** begin **

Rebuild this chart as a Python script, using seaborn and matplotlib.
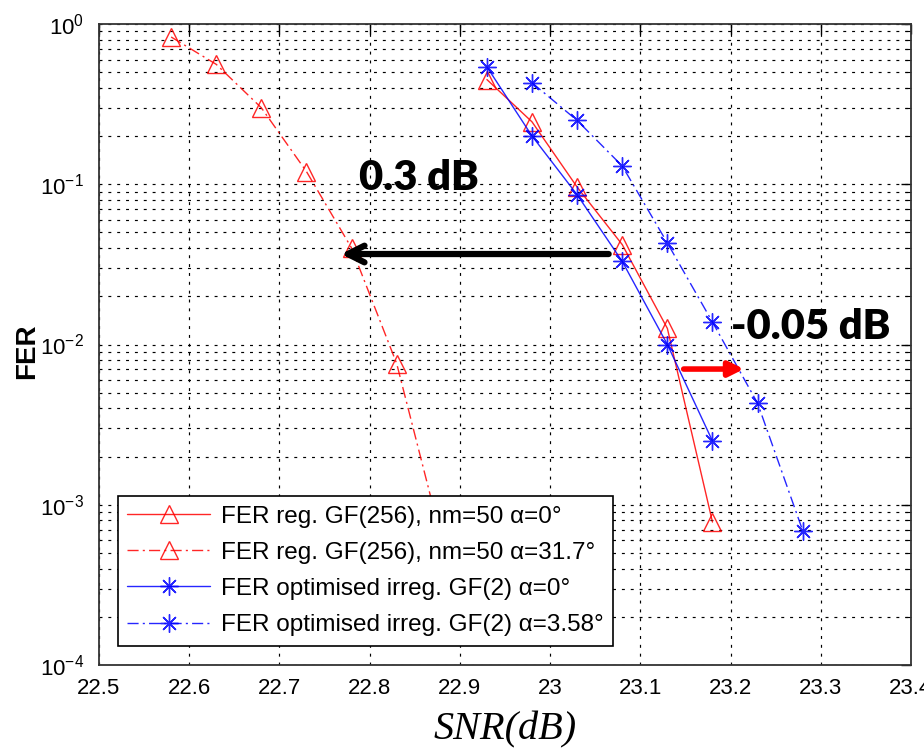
import numpy as np
import pandas as pd
import matplotlib
matplotlib.use("Agg")
import matplotlib.pyplot as plt
import seaborn as sns
from matplotlib.ticker import LogLocator, FixedLocator, FixedFormatter, NullFormatter

# ---- data ----
snr_reg0 = [22.93, 22.98, 23.03, 23.08, 23.13, 23.18]
fer_reg0 = [0.45, 0.245, 0.096, 0.042, 0.0126, 7.8e-4]

snr_reg317 = [22.58, 22.63, 22.68, 22.73, 22.78, 22.83, 22.88]
fer_reg317 = [0.83, 0.56, 0.30, 0.12, 0.040, 0.0076, 6e-4]

snr_irr0 = [22.93, 22.98, 23.03, 23.08, 23.13, 23.18]
fer_irr0 = [0.54, 0.20, 0.086, 0.033, 0.010, 0.0025]

snr_irr358 = [22.98, 23.03, 23.08, 23.13, 23.18, 23.23, 23.28]
fer_irr358 = [0.43, 0.25, 0.13, 0.043, 0.0138, 0.0043, 6.9e-4]

labels = ["FER reg. GF(256), nm=50 α=0°",
          "FER reg. GF(256), nm=50 α=31.7°",
          "FER optimised irreg. GF(2) α=0°",
          "FER optimised irreg. GF(2) α=3.58°"]

xticks = [22.5, 22.6, 22.7, 22.8, 22.9, 23.0, 23.1, 23.2, 23.3, 23.4]
xticklabels = ["22.5", "22.6", "22.7", "22.8", "22.9", "23", "23.1", "23.2", "23.3", "23.4"]

# ---- style ----
sns.set_style("white")
plt.rcParams["font.family"] = ["Liberation Sans", "DejaVu Sans"]
plt.rcParams["text.color"] = "black"
plt.rcParams["axes.labelcolor"] = "black"
plt.rcParams["xtick.color"] = "black"
plt.rcParams["ytick.color"] = "black"

fig = plt.figure(figsize=(9.24, 7.5), dpi=100)
ax = fig.add_axes([0.1071, 0.1133, 0.8788, 0.8547])

dashdot = (0, (8, 3, 1.5, 3))
series = [
    (snr_reg0, fer_reg0, "#ff0000", "-", "^", labels[0]),
    (snr_reg317, fer_reg317, "#ff0000", dashdot, "^", labels[1]),
    (snr_irr0, fer_irr0, "#0000ff", "-", (8, 2, 0), labels[2]),
    (snr_irr358, fer_irr358, "#0000ff", dashdot, (8, 2, 0), labels[3]),
]
for xs, ys, col, ls, mk, lab in series:
    df = pd.DataFrame({"snr": xs, "fer": ys})
    sns.lineplot(data=df, x="snr", y="fer", ax=ax, color=col, linestyle=ls,
                 lw=1.0, marker=mk, markersize=13, markerfacecolor="none",
                 markeredgecolor=col, markeredgewidth=1.0, label=lab,
                 estimator=None, sort=False, alpha=0.85)

ax.set_yscale("log")
ax.set_xlim(22.5, 23.4)
ax.set_ylim(1e-4, 1)

ax.xaxis.set_major_locator(FixedLocator(xticks))
ax.xaxis.set_major_formatter(FixedFormatter(xticklabels))
ax.yaxis.set_major_locator(LogLocator(base=10, numticks=10))
ax.yaxis.set_minor_locator(LogLocator(base=10, subs=np.arange(2, 10), numticks=20))
ax.yaxis.set_minor_formatter(NullFormatter())

grid_ls = (0, (2.5, 5))
ax.grid(True, which="major", axis="both", color="black", linestyle=grid_ls, lw=0.85)
ax.grid(True, which="minor", axis="y", color="black", linestyle=grid_ls, lw=0.85)
ax.set_axisbelow(True)

for s in ax.spines.values():
    s.set_color("#333333")
    s.set_linewidth(1.3)
    s.set_visible(True)

ax.tick_params(which="both", direction="in", top=True, right=True, color="black")
ax.tick_params(which="major", length=7, width=1.0, labelsize=16)
ax.tick_params(which="minor", length=4, width=0.8)
ax.tick_params(axis="y", which="major", pad=11)
ax.tick_params(axis="x", which="major", pad=9)

ax.set_ylabel("FER", fontsize=20, fontweight="bold")
ax.yaxis.set_label_coords(-0.072, 0.49)
ax.set_xlabel("SNR(dB)", fontsize=29, fontstyle="italic", family="Liberation Serif", labelpad=9)

leg = ax.legend(loc="lower left", bbox_to_anchor=(0.023, 0.03), borderaxespad=0,
                fontsize=17.5, numpoints=1, handlelength=3.4, handletextpad=0.45,
                labelspacing=0.58, frameon=True, fancybox=False, framealpha=1,
                borderpad=0.4)
leg.get_frame().set_edgecolor("black")
leg.get_frame().set_linewidth(1.2)

# annotations
ax.annotate("", xy=(22.765, 0.0367), xytext=(23.068, 0.0367),
            arrowprops=dict(arrowstyle="->", color="black", lw=4.5, mutation_scale=30))
ax.text(22.788, 0.11, "0.3 dB", fontsize=30, fontweight="heavy", family="Lato",
        color="black", ha="left", va="center")
ax.annotate("", xy=(23.218, 0.00703), xytext=(23.145, 0.00703),
            arrowprops=dict(arrowstyle="-|>", color="#ff0000", lw=4, mutation_scale=22))
ax.text(23.201, 0.0128, "-0.05 dB", fontsize=30, fontweight="heavy", family="Lato",
        color="black", ha="left", va="center")

fig.savefig("out.png", dpi=100)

** end **

*WHAT IS EXPECTED*:
Copy every line of the data exactly as written, excluding the pictures.

*RESULT OF THE TASK*:
Rebuild this chart as a Python script, using seaborn and matplotlib.
import numpy as np
import pandas as pd
import matplotlib
matplotlib.use("Agg")
import matplotlib.pyplot as plt
import seaborn as sns
from matplotlib.ticker import LogLocator, FixedLocator, FixedFormatter, NullFormatter

# ---- data ----
snr_reg0 = [22.93, 22.98, 23.03, 23.08, 23.13, 23.18]
fer_reg0 = [0.45, 0.245, 0.096, 0.042, 0.0126, 7.8e-4]

snr_reg317 = [22.58, 22.63, 22.68, 22.73, 22.78, 22.83, 22.88]
fer_reg317 = [0.83, 0.56, 0.30, 0.12, 0.040, 0.0076, 6e-4]

snr_irr0 = [22.93, 22.98, 23.03, 23.08, 23.13, 23.18]
fer_irr0 = [0.54, 0.20, 0.086, 0.033, 0.010, 0.0025]

snr_irr358 = [22.98, 23.03, 23.08, 23.13, 23.18, 23.23, 23.28]
fer_irr358 = [0.43, 0.25, 0.13, 0.043, 0.0138, 0.0043, 6.9e-4]

labels = ["FER reg. GF(256), nm=50 α=0°",
          "FER reg. GF(256), nm=50 α=31.7°",
          "FER optimised irreg. GF(2) α=0°",
          "FER optimised irreg. GF(2) α=3.58°"]

xticks = [22.5, 22.6, 22.7, 22.8, 22.9, 23.0, 23.1, 23.2, 23.3, 23.4]
xticklabels = ["22.5", "22.6", "22.7", "22.8", "22.9", "23", "23.1", "23.2", "23.3", "23.4"]

# ---- style ----
sns.set_style("white")
plt.rcParams["font.family"] = ["Liberation Sans", "DejaVu Sans"]
plt.rcParams["text.color"] = "black"
plt.rcParams["axes.labelcolor"] = "black"
plt.rcParams["xtick.color"] = "black"
plt.rcParams["ytick.color"] = "black"

fig = plt.figure(figsize=(9.24, 7.5), dpi=100)
ax = fig.add_axes([0.1071, 0.1133, 0.8788, 0.8547])

dashdot = (0, (8, 3, 1.5, 3))
series = [
    (snr_reg0, fer_reg0, "#ff0000", "-", "^", labels[0]),
    (snr_reg317, fer_reg317, "#ff0000", dashdot, "^", labels[1]),
    (snr_irr0, fer_irr0, "#0000ff", "-", (8, 2, 0), labels[2]),
    (snr_irr358, fer_irr358, "#0000ff", dashdot, (8, 2, 0), labels[3]),
]
for xs, ys, col, ls, mk, lab in series:
    df = pd.DataFrame({"snr": xs, "fer": ys})
    sns.lineplot(data=df, x="snr", y="fer", ax=ax, color=col, linestyle=ls,
                 lw=1.0, marker=mk, markersize=13, markerfacecolor="none",
                 markeredgecolor=col, markeredgewidth=1.0, label=lab,
                 estimator=None, sort=False, alpha=0.85)

ax.set_yscale("log")
ax.set_xlim(22.5, 23.4)
ax.set_ylim(1e-4, 1)

ax.xaxis.set_major_locator(FixedLocator(xticks))
ax.xaxis.set_major_formatter(FixedFormatter(xticklabels))
ax.yaxis.set_major_locator(LogLocator(base=10, numticks=10))
ax.yaxis.set_minor_locator(LogLocator(base=10, subs=np.arange(2, 10), numticks=20))
ax.yaxis.set_minor_formatter(NullFormatter())

grid_ls = (0, (2.5, 5))
ax.grid(True, which="major", axis="both", color="black", linestyle=grid_ls, lw=0.85)
ax.grid(True, which="minor", axis="y", color="black", linestyle=grid_ls, lw=0.85)
ax.set_axisbelow(True)

for s in ax.spines.values():
    s.set_color("#333333")
    s.set_linewidth(1.3)
    s.set_visible(True)

ax.tick_params(which="both", direction="in", top=True, right=True, color="black")
ax.tick_params(which="major", length=7, width=1.0, labelsize=16)
ax.tick_params(which="minor", length=4, width=0.8)
ax.tick_params(axis="y", which="major", pad=11)
ax.tick_params(axis="x", which="major", pad=9)

ax.set_ylabel("FER", fontsize=20, fontweight="bold")
ax.yaxis.set_label_coords(-0.072, 0.49)
ax.set_xlabel("SNR(dB)", fontsize=29, fontstyle="italic", family="Liberation Serif", labelpad=9)

leg = ax.legend(loc="lower left", bbox_to_anchor=(0.023, 0.03), borderaxespad=0,
                fontsize=17.5, numpoints=1, handlelength=3.4, handletextpad=0.45,
                labelspacing=0.58, frameon=True, fancybox=False, framealpha=1,
                borderpad=0.4)
leg.get_frame().set_edgecolor("black")
leg.get_frame().set_linewidth(1.2)

# annotations
ax.annotate("", xy=(22.765, 0.0367), xytext=(23.068, 0.0367),
            arrowprops=dict(arrowstyle="->", color="black", lw=4.5, mutation_scale=30))
ax.text(22.788, 0.11, "0.3 dB", fontsize=30, fontweight="heavy", family="Lato",
        color="black", ha="left", va="center")
ax.annotate("", xy=(23.218, 0.00703), xytext=(23.145, 0.00703),
            arrowprops=dict(arrowstyle="-|>", color="#ff0000", lw=4, mutation_scale=22))
ax.text(23.201, 0.0128, "-0.05 dB", fontsize=30, fontweight="heavy", family="Lato",
        color="black", ha="left", va="center")

fig.savefig("out.png", dpi=100)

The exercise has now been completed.